Fire Apparatus, Pedestrian Safety, Traffic Safety Given Green
Light for Dedicated Use Of Montgomery Speed Camera Revenues
Opinion from State Attorney General’s Office Clears Path for
Bill 35-08 Sponsored by Majority of County Council
ROCKVILLE, Md., December 31, 2008—Maryland Assistant Attorney General Kathryn M. Rowe has informed the Montgomery County Council that revenues collected from speed cameras can be used to purchase emergency apparatus for use by the Montgomery Fire and Rescue Service, for pedestrian safety programs and for traffic safety programs.
A bill (Bill 35-08) sponsored by Council President Phil Andrews and Councilmembers Valerie Ervin, Nancy Floreen, Mike Knapp and Duchy Trachtenberg would dedicate speed and red light camera revenues for those purposes. “It is my view that Bill No. 35-08 is consistent with Maryland law,” wrote Ms. Rowe in a Dec. 22 letter.
Ms. Rowe’s recent opinion on speed camera revenue makes clear that a different opinion she issued in a Nov. 26 letter to State Delegate William Bronrott was based “in the context of a hypothetical proposal.”
In the Dec. 22 letter, Ms. Rowe wrote: “Bill No. 35-08 would provide that speed camera revenue would be directed to the purchase of emergency apparatus for use by the Fire and Rescue Service, pedestrian safety programs and traffic safety programs. Unlike the hypothetical proposal addressed in my earlier letter, the fire and safety expenditure is not directed to ongoing costs that are already covered by the County, but to the purchase of new equipment. It is my understanding that this would not supplant any current County expenditure. In fact, Bill 35-08 expressly states that the County “must not spend [speed camera revenue] to supplant existing County expenditures.” For these reasons, it is my view that Bill No. 35-08 would not violate the restriction in Section 2 of Chapter 15” of the Laws of Maryland 2006.
“We were always confident that the uses for speed and red light camera revenue as specified in Bill 35-08 were appropriate and we are glad that the attorney general’s office has confirmed this,” said Council President Andrews, who chairs the Council’s Public Safety Committee. “Using the revenue in the manner stated in the bill will greatly enhance our efforts to protect the public. It also will ensure that any net revenues from speed cameras are dedicated to improving pedestrian and traffic safety and emergency response apparatus.”

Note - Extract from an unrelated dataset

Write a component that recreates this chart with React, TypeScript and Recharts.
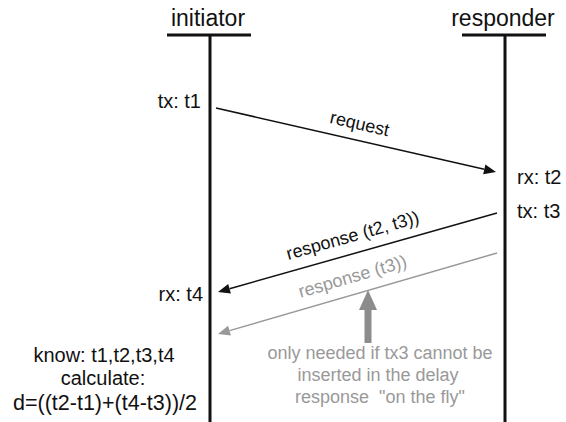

Councilmember Ervin said that Bill 35-08 addresses long-term needs. “I am committed to do all that I can to promote public safety, and we must make sure that these critical needs are not forgotten during these tight fiscal times,” she said. “Implementing the County’s comprehensive Pedestrian Safety Initiative is not a one-time expenditure. We need a multi-year commitment with a dedicated funding stream to develop and construct the interconnected infrastructure needed to create the safe and walkable communities that our residents want and deserve.”